Orcs. Half-Orcs. True Orcs?


Pathfinder First Edition General Discussion


If I understand when I read about orcs they where elfs that got corrupted.
So how they look on skyrim makes more sense but on pathfinder they are hulk like brutes. And half orcs look more like a "true orc"
why all the differents?

https://en.m.wikipedia.org/wiki/Orc


In Pathfinder you only have half-orcs and orcs.

They were also not corrupted elves, well not in Pathfinder, or even 3.5.

In 3.X they are fey-like, which explain why nymph's resemble them to some extent.

In other fantasy settings the elves origin is dependent upon the creator of the material.


Each of the races mentioned are such overused staple terms that everyone has had their own version of them, with their own backstories and origins.
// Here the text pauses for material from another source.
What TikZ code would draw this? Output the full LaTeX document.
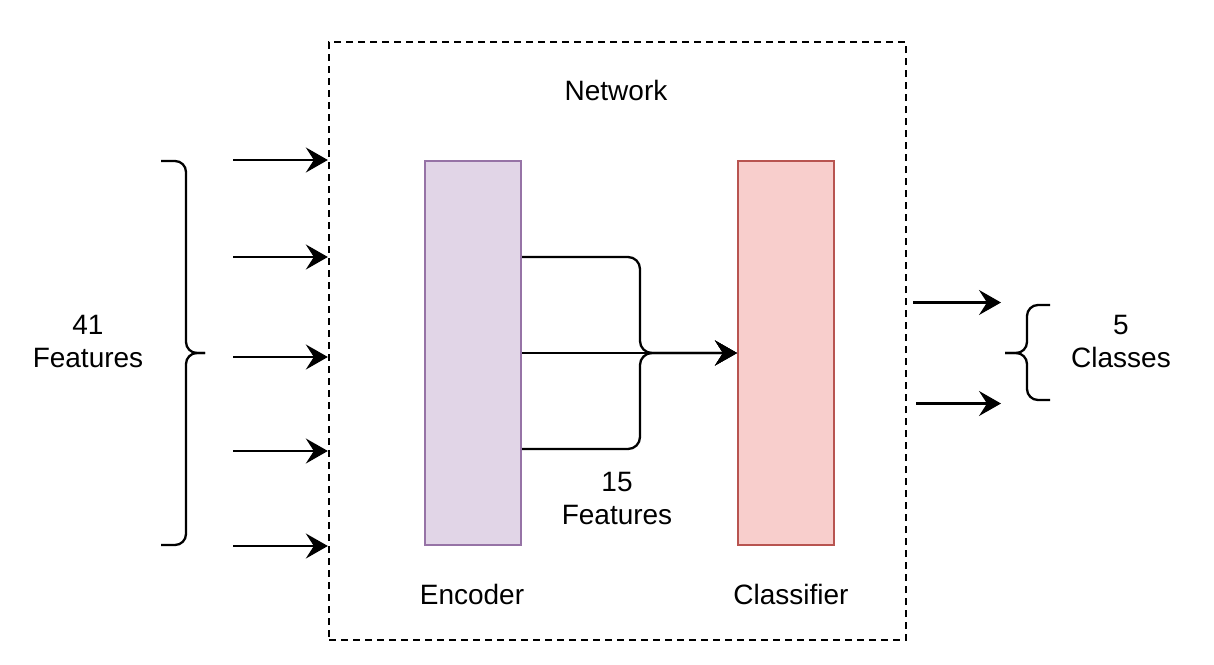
\documentclass[tikz,border=0pt]{standalone}
\usepackage{fontspec}
\setmainfont{Liberation Sans}
\usetikzlibrary{arrows.meta,calc}
\begin{document}
\begin{tikzpicture}[x=1pt,y=-1pt,
  every node/.style={font=\fontsize{28}{33}\selectfont},
  lbl/.style={align=center,inner sep=0pt},
  blk/.style={draw,line width=2pt,minimum width=96pt,minimum height=384pt,inner sep=0pt},
  wire/.style={line width=2.3pt},
  arr/.style={wire,-{Stealth[length=22pt,width=25pt,inset=8pt]}},
  brace/.style={wire,rounded corners=11pt}]
\useasboundingbox (0,0) rectangle (1214,664);
% network box
\node[draw,dashed,dash pattern=on 7pt off 5pt,line width=2.3pt,minimum width=577pt,minimum height=598pt,inner sep=0pt] (net) at (617.5,341) {};
\node[lbl] (nettxt) at (616,90) {Network};
% blocks
\node[blk,draw={rgb,255:red,150;green,115;blue,166},fill={rgb,255:red,225;green,213;blue,231}] (enc) at (473,353) {};
\node[blk,draw={rgb,255:red,184;green,84;blue,80},fill={rgb,255:red,248;green,206;blue,204}] (cls) at (786,353) {};
\node[lbl] (enctxt) at (472,594) {Encoder};
\node[lbl] (clstxt) at (791,594) {Classifier};
\node[lbl] (mid) at (617,498) {15\\Features};
% encoder to classifier
\coordinate (j) at (640,353);
\draw[arr,rounded corners=12pt] ($(enc.east)+(0,-96)$) -| (j) -- (cls.west);
\draw[arr,rounded corners=12pt] ($(enc.east)+(0,96)$) -| (j) -- (cls.west);
\draw[arr] (enc.east) -- (cls.west);
% inputs
\foreach \y [count=\i] in {160,257,357,451,546}{
  \coordinate (i\i) at (233,\y);
  \draw[arr] (i\i) -- (net.west |- i\i);
}
% left brace
\coordinate (lt) at (161,161);
\coordinate (lb) at (161,545);
\coordinate (ltip) at (205,353);
\draw[brace] (lt) -| (186,353) -- (ltip);
\draw[brace] (lb) -| (186,353) -- (ltip);
\node[lbl] (intxt) at (88,341) {41\\Features};
% outputs
\coordinate (o1) at (913,302.5);
\coordinate (o1e) at (1001,302.5);
\coordinate (o2) at (916,403.5);
\coordinate (o2e) at (1001,403.5);
\draw[arr] (o1) -- (o1e);
\draw[arr] (o2) -- (o2e);
% right brace
\coordinate (rt) at (1050,305);
\coordinate (rb) at (1050,400);
\coordinate (rtip) at (1005,353);
\draw[brace] (rt) -| (1027,353) -- (rtip);
\draw[brace] (rb) -| (1027,353) -- (rtip);
\node[lbl] (outtxt) at (1121,341) {5\\Classes};
\end{tikzpicture}
\end{document}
In this, elves are an old, high magic race that could even travel between worlds. Orcs, on the other hand, come from the underdark, driven to the surface by the dwarves' mad 'quest for the sky' during the age of darkness.

The only real corrupted elves in this setting are drow, who were the ones that didn't want to abandon the planet during the age of darkness, and thus fled to the underdark and eventually became twisted by a mix of inbreeding and radiation... both in the scientific sense and the "mad gods live buried deep under the earth, and going near them is a bad idea" sense.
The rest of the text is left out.